The circumstances were quite different this time, however. Founding members singer Roger Daltrey and guitarist Pete Townshend looked re-energized, even though they were touring without bassist John Entwistle, who died in 2002. And for the first time in over 20 years the band had new material to showcase, from its 2006 CD Endless Wire.
Usually classic rock bands will only play a song or two from the new album, which almost invariably sparks a Pavlovian exodus to the bathrooms. But the Who played almost half of Endless Wire.
And surprisingly, the crowd ate up the new material, which included a mini rock-opera entitled Wire and Glass, and two gorgeous acoustic numbers, Man in a Purple Dress and Tea and Theatre, performed by Daltrey and Townshend alone.
But the biggest response was reserved for the hits, especially Baba O'Riley.
"That song is popular in Italy as well," quipped Townshend after playing Baba O'Riley. "They've got a lot of fields filled with teens, who are all wasted."
Won't Get Fooled Again also drew a huge response. The song gained new poignancy after 9/11, which was reflected in the military images on the giant video screens behind the stage. And when Daltrey hit the scream at the end of the song, crowd erupted.
The show kicked off with a trio of early classics, I Can't Explain, The Seeker and Anyway, Anyhow, Anywhere, accompanied by videos of the young Who interspersed with images from the swingin' '60s.
And the band threw plenty of more obscure tunes into the mix for the hardcore fans. Eminence Front, from the group's last studio album, 1982's It's Hard, had fans dancing in the aisles and was one of the highlights. The song featured a rare vocal turn from Townshend, as well as Daltrey strumming on an electric guitar and trying to look necessary onstage.
An extended version of My Generation that morphed into Cry If You Want, also from It's Hard followed by Won't Get Fooled Again closed the main set with a bang.
But the real treats were reserved for the encore, when the band delivered a 15-minute medley from the classic rock opera Tommy. After a stunning version of Naked Eye, an outtake from the early '70s, the band launched into Pinball Wizard, which led into the more obscure Amazing Journey. The instrumental Sparks followed, with some hot soloing from Townshend, proving that just because he's known as a rhythm guitarist doesn't mean he doesn't know how to play a killer lead. It also featured Daltrey furiously playing tambourine - so furiously that he shattered one of them, appearing to cut his hand in the process. The Tommy medley wrapped up with Daltrey leading the audience in See Me Feel Me.

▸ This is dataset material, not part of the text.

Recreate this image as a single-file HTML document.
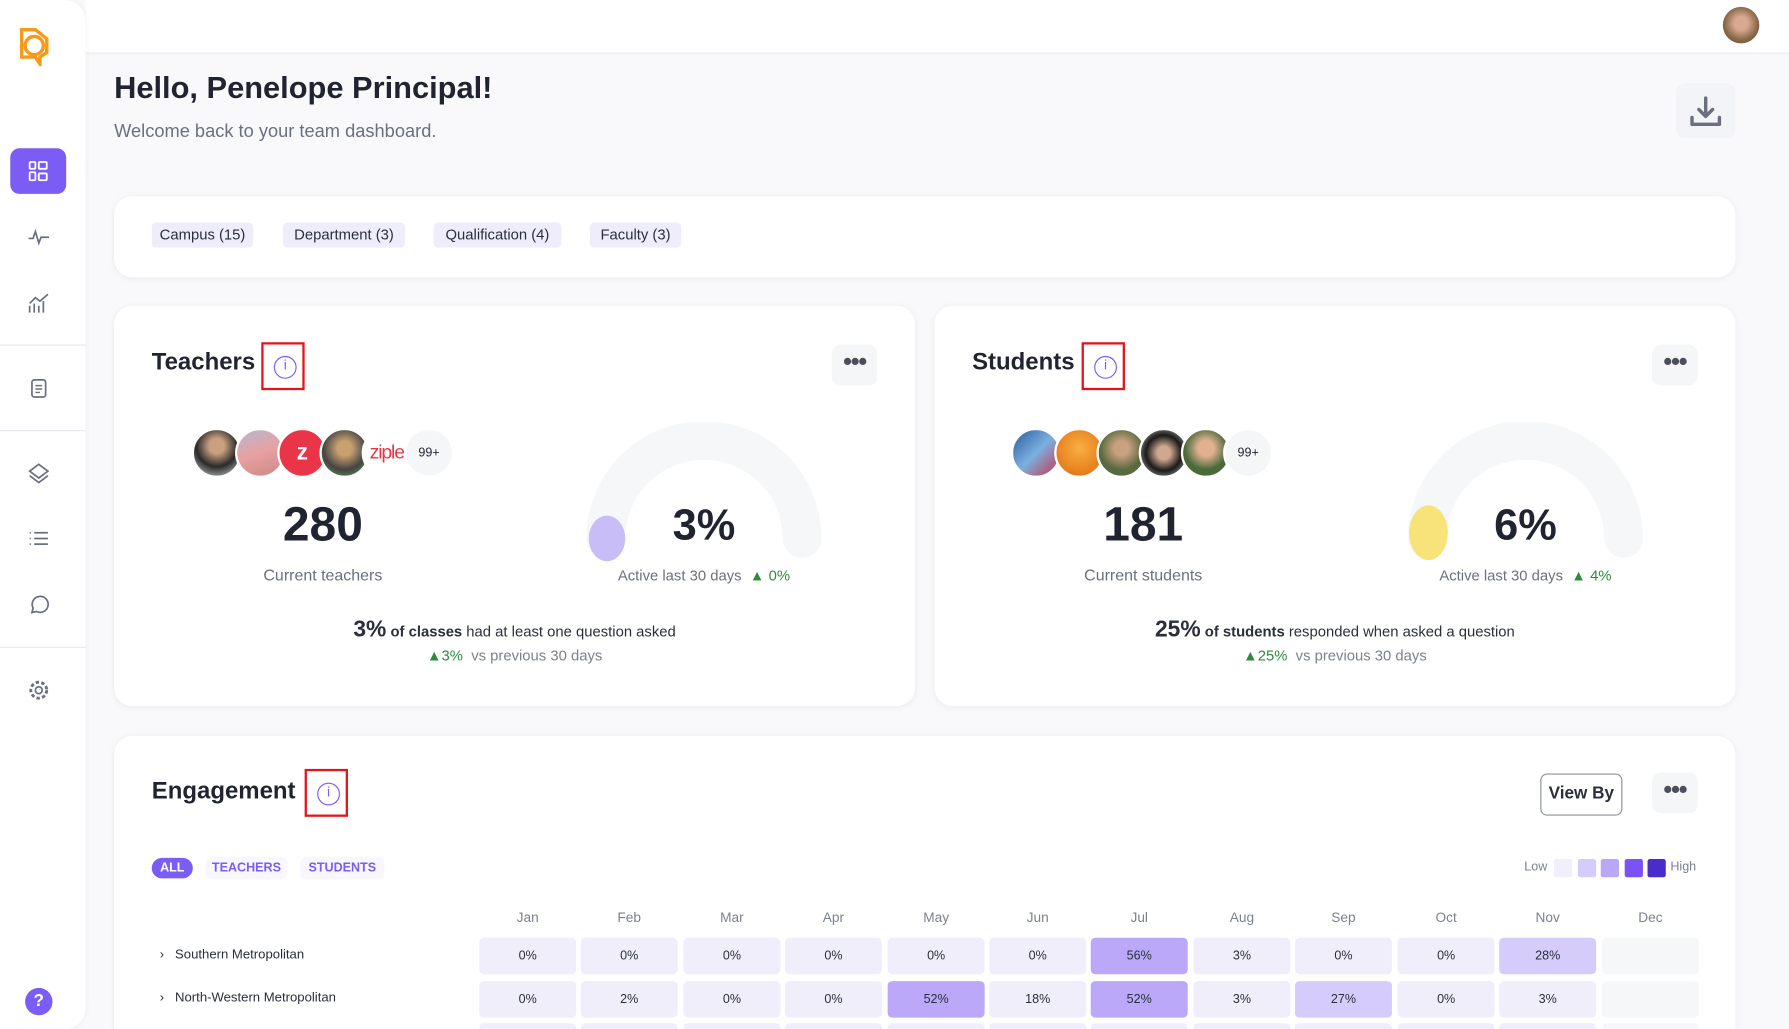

The pair's backup band, which included bassist Pino Palladino and drummer Zak Starkey, were technically capable substitutes for the late Entwistle and Keith Moon, especially Starkey. Unfortunately age is starting to wear on Daltrey's voice. Several numbers were pitched down, and he still sounded rough at many points throughout the evening.
But the crowd was forgiving, singing and dancing with their old faves and soaking up that this might be the last time they see these British rock titans. We'll hope that they either return to the studio for more new material or pack it in. The Who are no longer a classic rock punchline, and it would be a shame for them to go back to being the butt of reunion tour jokes.